— Begin RECORD SET —
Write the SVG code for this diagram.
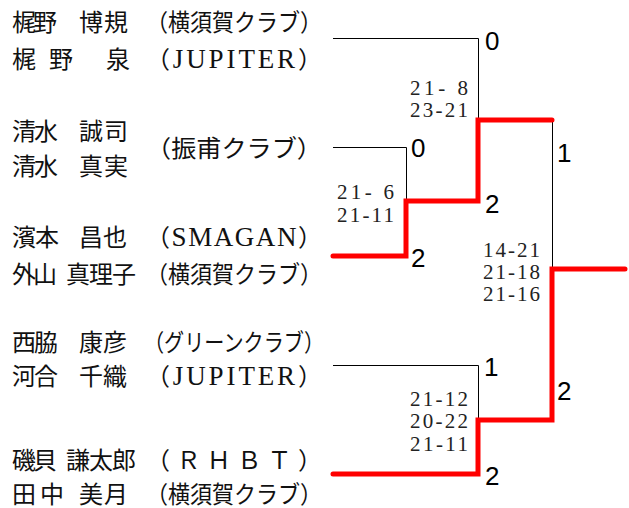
<svg xmlns="http://www.w3.org/2000/svg" width="629" height="508" viewBox="0 0 629 508">
<style>
.nm{font-family:"Liberation Serif","Noto Sans CJK JP",serif;font-size:24px;fill:#111}
.lat{font-family:"Liberation Serif",serif;font-size:27px}
.sc{font-family:"Liberation Serif","Noto Sans CJK JP",serif;font-size:21px;fill:#222}
.win{font-family:"Liberation Sans",Arial,sans-serif;font-size:26px;fill:#000}
.thin{fill:none;stroke:#000;stroke-width:1}
.red{fill:none;stroke:#ff0000;stroke-width:5;stroke-linecap:round;stroke-linejoin:miter}
</style>
<rect width="629" height="508" fill="#fff"/>
<g id="connectors">
<path class="thin" d="M333 38.5H478.5V120"/>
<path class="thin" d="M333 147.5H406.5V201"/>
<path class="thin" d="M552.5 120V269"/>
<path class="thin" d="M333 365.5H478.5V420"/>
<path class="red" d="M333 256H406V201H478V120H552"/>
<path class="red" d="M333 474H478V420H552V269H625"/>
</g>
<g id="pair1">
<text class="nm" y="31" x="12 33 79 104">梶野博規</text>
<text class="nm" y="68" x="12 49 106">梶野泉</text>
<text class="nm" x="146" y="31" textLength="176" lengthAdjust="spacingAndGlyphs">（横須賀クラブ）</text>
<text class="nm" x="146" y="68" textLength="176" lengthAdjust="spacing">（<tspan class="lat">JUPITER</tspan>）</text>
</g>
<g id="pair2">
<text class="nm" y="140" x="12 34 79 104">清水誠司</text>
<text class="nm" y="175" x="12 34 79 104">清水真実</text>
<text class="nm" x="146" y="157" textLength="176" lengthAdjust="spacingAndGlyphs">（振甫クラブ）</text>
</g>
<g id="pair3">
<text class="nm" y="246" x="12 35 79 103">濱本昌也</text>
<text class="nm" y="283" x="12 33 66 89 112">外山真理子</text>
<text class="nm" x="146" y="246" textLength="176" lengthAdjust="spacing">（<tspan class="lat">SMAGAN</tspan>）</text>
<text class="nm" x="146" y="283" textLength="176" lengthAdjust="spacingAndGlyphs">（横須賀クラブ）</text>
</g>
<g id="pair4">
<text class="nm" y="351" x="12 34 79 103">西脇康彦</text>
<text class="nm" y="385" x="12 34 79 103">河合千織</text>
<text class="nm" x="144" y="351" textLength="180" lengthAdjust="spacingAndGlyphs">（グリーンクラブ）</text>
<text class="nm" x="146" y="385" textLength="176" lengthAdjust="spacing">（<tspan class="lat">JUPITER</tspan>）</text>
</g>
<g id="pair5">
<text class="nm" y="469" x="12 33 66 89 112">磯貝謙太郎</text>
<text class="nm" y="503" x="12 40 79 104">田中美月</text>
<text class="nm" x="146" y="469" textLength="176" lengthAdjust="spacing">（ＲＨＢＴ）</text>
<text class="nm" x="146" y="503" textLength="176" lengthAdjust="spacingAndGlyphs">（横須賀クラブ）</text>
</g>
<g id="scores">
<text class="sc" x="410" y="95" textLength="58" xml:space="preserve">21- 8</text>
<text class="sc" x="410" y="117" textLength="58">23-21</text>
<text class="sc" x="337" y="199" textLength="57" xml:space="preserve">21- 6</text>
<text class="sc" x="337" y="222" textLength="57">21-11</text>
<text class="sc" x="483" y="257" textLength="57">14-21</text>
<text class="sc" x="483" y="279" textLength="57">21-18</text>
<text class="sc" x="483" y="301" textLength="57">21-16</text>
<text class="sc" x="410" y="406" textLength="58">21-12</text>
<text class="sc" x="410" y="428" textLength="58">20-22</text>
<text class="sc" x="410" y="451" textLength="58">21-11</text>
</g>
<g id="results">
<text class="win" x="485" y="50">0</text>
<text class="win" x="411" y="157">0</text>
<text class="win" x="485" y="213">2</text>
<text class="win" x="411" y="267">2</text>
<text class="win" x="557" y="162">1</text>
<text class="win" x="557" y="400">2</text>
<text class="win" x="484" y="376">1</text>
<text class="win" x="485" y="485">2</text>
</g>
</svg>
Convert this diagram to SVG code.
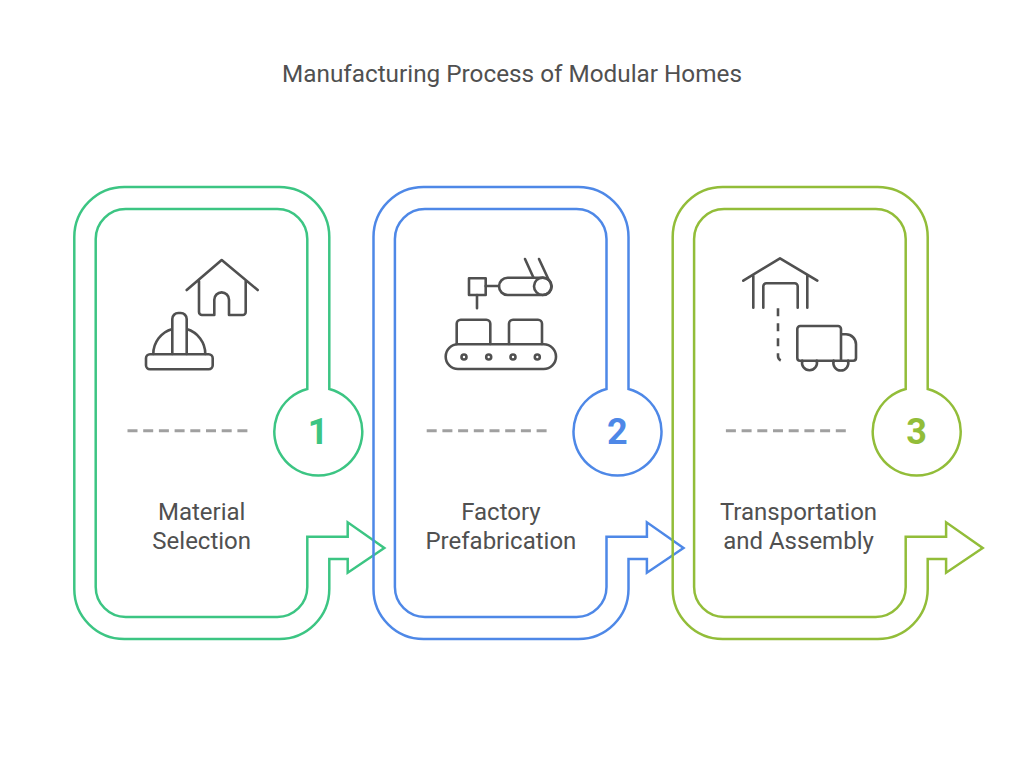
<svg xmlns="http://www.w3.org/2000/svg" width="1024" height="761" viewBox="0 0 1024 761">
<style>
text{font-family:Roboto,"Liberation Sans",sans-serif;fill:#505050;text-anchor:middle;font-size:24px}
.title{font-size:24.3px}
.num{font-weight:700;font-size:36px}
.band{fill:none;stroke-width:2.5;stroke-linejoin:miter}
.ic{fill:none;stroke:#505050;stroke-width:2.6;stroke-linecap:round;stroke-linejoin:round}
.dash{fill:none;stroke:#a0a0a0;stroke-width:3;stroke-dasharray:10 5.7}
.g{stroke:#3cc583}.b{stroke:#4e88e7}.l{stroke:#92bd39}
</style>
<defs>
<path id="band" d="M329.3 389V237a50 50 0 0 0-50-50H124.3a50 50 0 0 0-50 50V589a50 50 0 0 0 50 50H279.3a50 50 0 0 0 50-50V559H347.7V572.7L384.3 548 347.7 522.3V536.7H307.3V587a30 30 0 0 1-30 30H125.7a30 30 0 0 1-30-30V239a30 30 0 0 1 30-30H277.3a30 30 0 0 1 30 30V389A44 44 0 1 0 329.3 389Z"/>
</defs>
<text class="title" x="512" y="82">Manufacturing Process of Modular Homes</text>
<g id="connectors"></g>
<g id="node-1">
<use href="#band" class="band g"/>
<path class="dash" d="M127.500 430.700H247.500"/>
<text class="num" x="318" y="444" style="fill:#3cc583">1</text>
<text x="201.700" y="519.500">Material</text>
<text x="201.700" y="548.500">Selection</text>
<g class="ic">
<path d="M186.700 290L221.700 260 257.700 290M199 281V312a3 3 0 0 0 3 3H214.300V299.700a7.300 7.300 0 0 1 14.700 0V315H242.700a3 3 0 0 0 3-3V281"/>
<rect x="146" y="354.300" width="66.700" height="15" rx="4"/>
<path d="M172.300 354V319a6 6 0 0 1 6-6H180.700a6 6 0 0 1 6 6V354M153.300 354A26 26 0 0 1 172.300 329M186.700 329A26 26 0 0 1 205.300 354"/>
</g>
</g>
<g id="node-2">
<use href="#band" class="band b" transform="translate(299.2 0)"/>
<path class="dash" d="M426.700 430.700H546.700"/>
<text class="num" x="617.300" y="444" style="fill:#4e88e7">2</text>
<text x="500.900" y="519.500">Factory</text>
<text x="500.900" y="548.500">Prefabrication</text>
<g class="ic">
<rect x="445.700" y="344.300" width="110.300" height="24.700" rx="12.300"/>
<circle cx="464" cy="357" r="2.500"/><circle cx="488.700" cy="357" r="2.500"/><circle cx="513" cy="357" r="2.500"/><circle cx="537.300" cy="357" r="2.500"/>
<path d="M456.700 344V323.700a4 4 0 0 1 4-4H486.300a4 4 0 0 1 4 4V344M509 344V323.700a4 4 0 0 1 4-4H538a4 4 0 0 1 4 4V344"/>
<rect x="469" y="278.300" width="16.700" height="16.700"/>
<path d="M477 295V308.300M485.700 286H499"/>
<rect x="499" y="277.700" width="52.700" height="17.300" rx="8.700"/>
<circle cx="542.700" cy="286.300" r="8.700"/>
<path d="M525 259L533.300 277.300M539 259L548.300 279"/>
</g>
</g>
<g id="node-3">
<use href="#band" class="band l" transform="translate(598.4 0)"/>
<path class="dash" d="M725.900 430.700H845.900"/>
<text class="num" x="916.500" y="444" style="fill:#92bd39">3</text>
<text x="798.500" y="519.500">Transportation</text>
<text x="798.500" y="548.500">and Assembly</text>
<g class="ic">
<path d="M743.300 280.700L780 258.300 817.300 280.700M753.300 275.700V307.700M807.300 275.700V307.700M763.300 307.700V286.300a3 3 0 0 1 3-3H794.700a3 3 0 0 1 3 3V307.700"/>
<path d="M778 308.300V356a5 5 0 0 0 5.300 5" stroke-dasharray="8 7" stroke-linecap="butt"/>
<path d="M841 334.300H846a10 10 0 0 1 10 10V358a2.700 2.700 0 0 1-2.700 2.700H800a2.700 2.700 0 0 1-2.700-2.700V329a3 3 0 0 1 3-3H838a3 3 0 0 1 3 3V360.700"/>
<path d="M802.300 360.700A7.500 7.500 0 1 0 816.700 360.700M833.700 360.700A7.500 7.500 0 1 0 848 360.700"/>
</g>
</g>
</svg>
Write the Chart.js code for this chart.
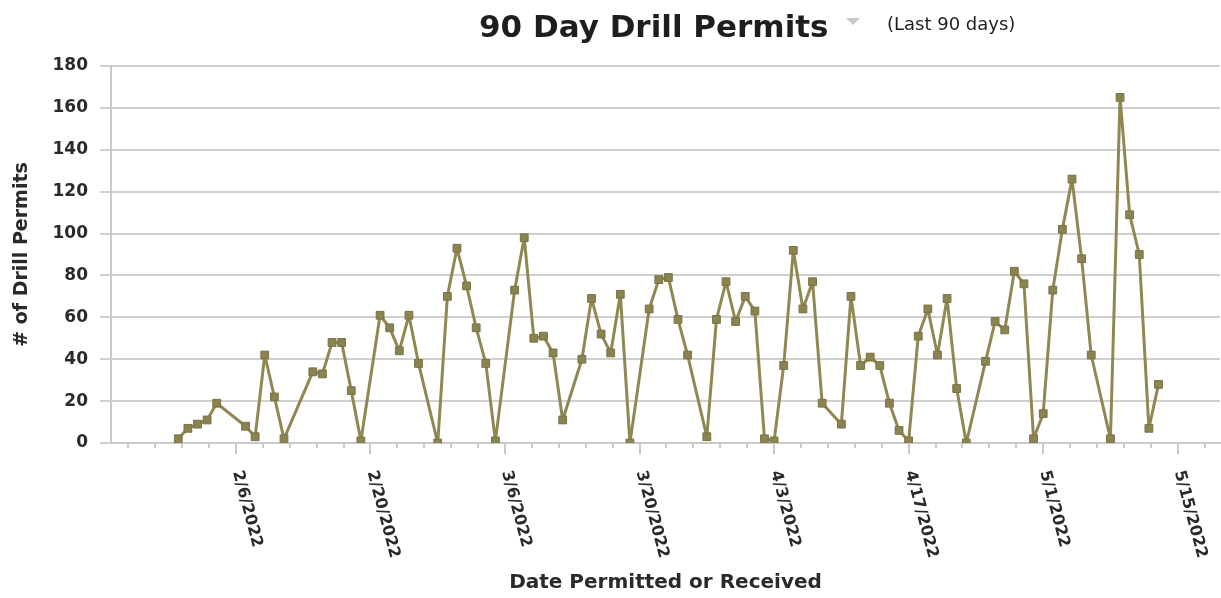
— End RECORD SET —
| WHAT IS NEEDED |
Work out how many lines above contain the word "Write". Give only the number.

| WRITTEN SOLUTION |
2